# DATA:
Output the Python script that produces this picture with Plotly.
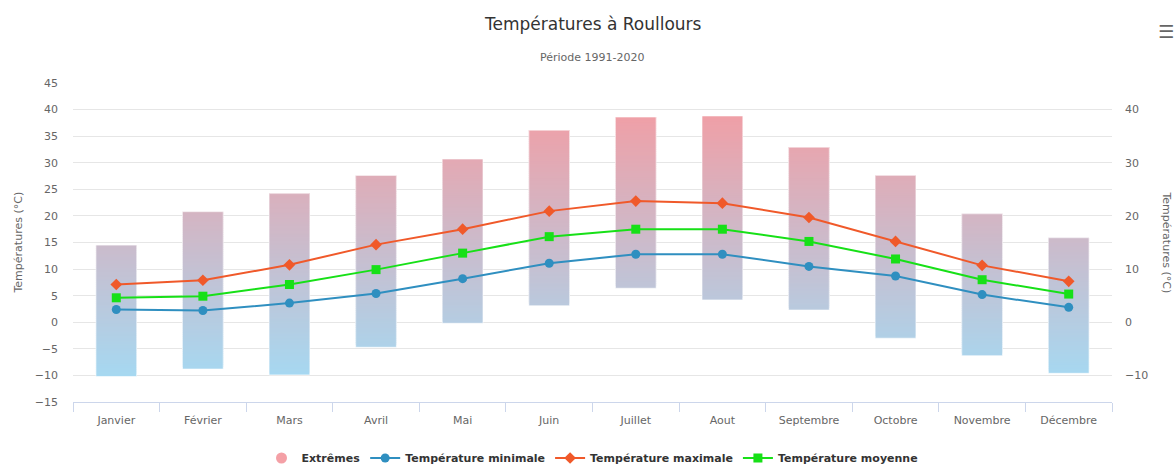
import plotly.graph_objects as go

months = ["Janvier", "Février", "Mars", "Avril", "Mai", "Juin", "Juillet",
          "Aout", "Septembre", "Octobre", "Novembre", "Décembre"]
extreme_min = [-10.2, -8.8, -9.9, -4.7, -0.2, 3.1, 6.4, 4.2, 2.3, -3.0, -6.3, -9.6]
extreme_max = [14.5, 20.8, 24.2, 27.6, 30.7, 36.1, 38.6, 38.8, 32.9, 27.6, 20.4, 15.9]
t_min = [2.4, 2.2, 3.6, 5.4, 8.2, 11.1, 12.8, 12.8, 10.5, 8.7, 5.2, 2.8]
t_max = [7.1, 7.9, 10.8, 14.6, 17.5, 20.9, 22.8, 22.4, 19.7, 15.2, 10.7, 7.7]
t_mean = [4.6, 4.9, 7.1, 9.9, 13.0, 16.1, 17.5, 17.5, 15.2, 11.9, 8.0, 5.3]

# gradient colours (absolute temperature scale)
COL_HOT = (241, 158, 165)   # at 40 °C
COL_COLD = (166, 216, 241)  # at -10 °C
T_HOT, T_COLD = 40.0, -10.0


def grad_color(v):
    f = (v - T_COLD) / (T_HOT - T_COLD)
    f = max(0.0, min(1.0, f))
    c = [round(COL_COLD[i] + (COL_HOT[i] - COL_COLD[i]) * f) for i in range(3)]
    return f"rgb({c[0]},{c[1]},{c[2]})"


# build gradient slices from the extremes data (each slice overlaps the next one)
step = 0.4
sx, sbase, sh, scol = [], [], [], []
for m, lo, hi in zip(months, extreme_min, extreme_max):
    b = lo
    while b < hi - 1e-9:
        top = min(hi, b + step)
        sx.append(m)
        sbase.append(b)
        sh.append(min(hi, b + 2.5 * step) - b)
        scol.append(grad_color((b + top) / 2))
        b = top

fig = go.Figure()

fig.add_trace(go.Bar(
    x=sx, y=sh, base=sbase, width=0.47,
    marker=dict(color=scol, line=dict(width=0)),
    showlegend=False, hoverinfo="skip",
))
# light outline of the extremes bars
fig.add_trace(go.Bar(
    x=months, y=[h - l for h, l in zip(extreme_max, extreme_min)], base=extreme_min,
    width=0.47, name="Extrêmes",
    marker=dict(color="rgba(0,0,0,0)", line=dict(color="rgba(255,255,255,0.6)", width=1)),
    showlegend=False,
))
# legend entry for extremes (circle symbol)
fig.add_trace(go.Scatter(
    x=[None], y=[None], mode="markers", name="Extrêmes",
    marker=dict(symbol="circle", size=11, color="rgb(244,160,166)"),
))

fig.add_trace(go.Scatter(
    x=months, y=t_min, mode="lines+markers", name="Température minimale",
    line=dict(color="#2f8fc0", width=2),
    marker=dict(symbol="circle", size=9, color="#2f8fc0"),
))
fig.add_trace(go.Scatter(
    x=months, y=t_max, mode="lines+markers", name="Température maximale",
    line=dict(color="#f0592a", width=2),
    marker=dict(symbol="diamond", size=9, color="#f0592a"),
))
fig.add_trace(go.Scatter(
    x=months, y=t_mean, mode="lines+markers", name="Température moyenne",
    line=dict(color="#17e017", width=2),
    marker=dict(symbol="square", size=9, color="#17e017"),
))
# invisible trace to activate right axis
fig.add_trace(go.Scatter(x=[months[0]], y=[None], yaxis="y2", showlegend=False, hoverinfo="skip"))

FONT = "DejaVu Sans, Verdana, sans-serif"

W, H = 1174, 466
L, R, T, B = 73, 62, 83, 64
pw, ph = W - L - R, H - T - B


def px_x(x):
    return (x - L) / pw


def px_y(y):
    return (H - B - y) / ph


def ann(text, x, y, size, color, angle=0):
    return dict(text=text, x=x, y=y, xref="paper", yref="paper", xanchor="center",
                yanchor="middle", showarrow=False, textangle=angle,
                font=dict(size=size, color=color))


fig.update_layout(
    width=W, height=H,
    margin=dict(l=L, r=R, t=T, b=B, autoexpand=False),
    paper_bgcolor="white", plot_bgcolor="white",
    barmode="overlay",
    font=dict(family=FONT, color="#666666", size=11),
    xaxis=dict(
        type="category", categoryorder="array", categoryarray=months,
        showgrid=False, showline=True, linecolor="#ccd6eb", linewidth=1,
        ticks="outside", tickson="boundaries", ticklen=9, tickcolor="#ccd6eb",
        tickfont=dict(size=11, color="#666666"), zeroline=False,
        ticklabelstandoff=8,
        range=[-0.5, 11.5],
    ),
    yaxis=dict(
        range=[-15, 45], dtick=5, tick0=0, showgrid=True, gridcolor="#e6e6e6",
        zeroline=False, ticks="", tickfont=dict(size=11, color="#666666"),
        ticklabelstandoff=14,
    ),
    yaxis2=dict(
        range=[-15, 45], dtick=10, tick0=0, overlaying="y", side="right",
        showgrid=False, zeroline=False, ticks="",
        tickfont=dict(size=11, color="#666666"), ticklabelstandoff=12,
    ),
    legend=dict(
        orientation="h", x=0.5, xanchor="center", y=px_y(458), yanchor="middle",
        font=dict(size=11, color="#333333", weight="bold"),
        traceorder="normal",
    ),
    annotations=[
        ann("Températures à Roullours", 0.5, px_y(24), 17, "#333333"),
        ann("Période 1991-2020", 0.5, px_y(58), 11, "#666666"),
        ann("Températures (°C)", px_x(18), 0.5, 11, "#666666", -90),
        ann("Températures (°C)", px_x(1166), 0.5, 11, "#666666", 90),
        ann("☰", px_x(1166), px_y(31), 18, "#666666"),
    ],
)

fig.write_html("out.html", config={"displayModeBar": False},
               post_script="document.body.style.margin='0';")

# WHAT IS EXPECTED:
Write out every line above exactly as it is, leaving out the pictures.

# TASK RESULT:
Output the Python script that produces this picture with Plotly.
import plotly.graph_objects as go

months = ["Janvier", "Février", "Mars", "Avril", "Mai", "Juin", "Juillet",
          "Aout", "Septembre", "Octobre", "Novembre", "Décembre"]
extreme_min = [-10.2, -8.8, -9.9, -4.7, -0.2, 3.1, 6.4, 4.2, 2.3, -3.0, -6.3, -9.6]
extreme_max = [14.5, 20.8, 24.2, 27.6, 30.7, 36.1, 38.6, 38.8, 32.9, 27.6, 20.4, 15.9]
t_min = [2.4, 2.2, 3.6, 5.4, 8.2, 11.1, 12.8, 12.8, 10.5, 8.7, 5.2, 2.8]
t_max = [7.1, 7.9, 10.8, 14.6, 17.5, 20.9, 22.8, 22.4, 19.7, 15.2, 10.7, 7.7]
t_mean = [4.6, 4.9, 7.1, 9.9, 13.0, 16.1, 17.5, 17.5, 15.2, 11.9, 8.0, 5.3]

# gradient colours (absolute temperature scale)
COL_HOT = (241, 158, 165)   # at 40 °C
COL_COLD = (166, 216, 241)  # at -10 °C
T_HOT, T_COLD = 40.0, -10.0


def grad_color(v):
    f = (v - T_COLD) / (T_HOT - T_COLD)
    f = max(0.0, min(1.0, f))
    c = [round(COL_COLD[i] + (COL_HOT[i] - COL_COLD[i]) * f) for i in range(3)]
    return f"rgb({c[0]},{c[1]},{c[2]})"


# build gradient slices from the extremes data (each slice overlaps the next one)
step = 0.4
sx, sbase, sh, scol = [], [], [], []
for m, lo, hi in zip(months, extreme_min, extreme_max):
    b = lo
    while b < hi - 1e-9:
        top = min(hi, b + step)
        sx.append(m)
        sbase.append(b)
        sh.append(min(hi, b + 2.5 * step) - b)
        scol.append(grad_color((b + top) / 2))
        b = top

fig = go.Figure()

fig.add_trace(go.Bar(
    x=sx, y=sh, base=sbase, width=0.47,
    marker=dict(color=scol, line=dict(width=0)),
    showlegend=False, hoverinfo="skip",
))
# light outline of the extremes bars
fig.add_trace(go.Bar(
    x=months, y=[h - l for h, l in zip(extreme_max, extreme_min)], base=extreme_min,
    width=0.47, name="Extrêmes",
    marker=dict(color="rgba(0,0,0,0)", line=dict(color="rgba(255,255,255,0.6)", width=1)),
    showlegend=False,
))
# legend entry for extremes (circle symbol)
fig.add_trace(go.Scatter(
    x=[None], y=[None], mode="markers", name="Extrêmes",
    marker=dict(symbol="circle", size=11, color="rgb(244,160,166)"),
))

fig.add_trace(go.Scatter(
    x=months, y=t_min, mode="lines+markers", name="Température minimale",
    line=dict(color="#2f8fc0", width=2),
    marker=dict(symbol="circle", size=9, color="#2f8fc0"),
))
fig.add_trace(go.Scatter(
    x=months, y=t_max, mode="lines+markers", name="Température maximale",
    line=dict(color="#f0592a", width=2),
    marker=dict(symbol="diamond", size=9, color="#f0592a"),
))
fig.add_trace(go.Scatter(
    x=months, y=t_mean, mode="lines+markers", name="Température moyenne",
    line=dict(color="#17e017", width=2),
    marker=dict(symbol="square", size=9, color="#17e017"),
))
# invisible trace to activate right axis
fig.add_trace(go.Scatter(x=[months[0]], y=[None], yaxis="y2", showlegend=False, hoverinfo="skip"))

FONT = "DejaVu Sans, Verdana, sans-serif"

W, H = 1174, 466
L, R, T, B = 73, 62, 83, 64
pw, ph = W - L - R, H - T - B


def px_x(x):
    return (x - L) / pw


def px_y(y):
    return (H - B - y) / ph


def ann(text, x, y, size, color, angle=0):
    return dict(text=text, x=x, y=y, xref="paper", yref="paper", xanchor="center",
                yanchor="middle", showarrow=False, textangle=angle,
                font=dict(size=size, color=color))


fig.update_layout(
    width=W, height=H,
    margin=dict(l=L, r=R, t=T, b=B, autoexpand=False),
    paper_bgcolor="white", plot_bgcolor="white",
    barmode="overlay",
    font=dict(family=FONT, color="#666666", size=11),
    xaxis=dict(
        type="category", categoryorder="array", categoryarray=months,
        showgrid=False, showline=True, linecolor="#ccd6eb", linewidth=1,
        ticks="outside", tickson="boundaries", ticklen=9, tickcolor="#ccd6eb",
        tickfont=dict(size=11, color="#666666"), zeroline=False,
        ticklabelstandoff=8,
        range=[-0.5, 11.5],
    ),
    yaxis=dict(
        range=[-15, 45], dtick=5, tick0=0, showgrid=True, gridcolor="#e6e6e6",
        zeroline=False, ticks="", tickfont=dict(size=11, color="#666666"),
        ticklabelstandoff=14,
    ),
    yaxis2=dict(
        range=[-15, 45], dtick=10, tick0=0, overlaying="y", side="right",
        showgrid=False, zeroline=False, ticks="",
        tickfont=dict(size=11, color="#666666"), ticklabelstandoff=12,
    ),
    legend=dict(
        orientation="h", x=0.5, xanchor="center", y=px_y(458), yanchor="middle",
        font=dict(size=11, color="#333333", weight="bold"),
        traceorder="normal",
    ),
    annotations=[
        ann("Températures à Roullours", 0.5, px_y(24), 17, "#333333"),
        ann("Période 1991-2020", 0.5, px_y(58), 11, "#666666"),
        ann("Températures (°C)", px_x(18), 0.5, 11, "#666666", -90),
        ann("Températures (°C)", px_x(1166), 0.5, 11, "#666666", 90),
        ann("☰", px_x(1166), px_y(31), 18, "#666666"),
    ],
)

fig.write_html("out.html", config={"displayModeBar": False},
               post_script="document.body.style.margin='0';")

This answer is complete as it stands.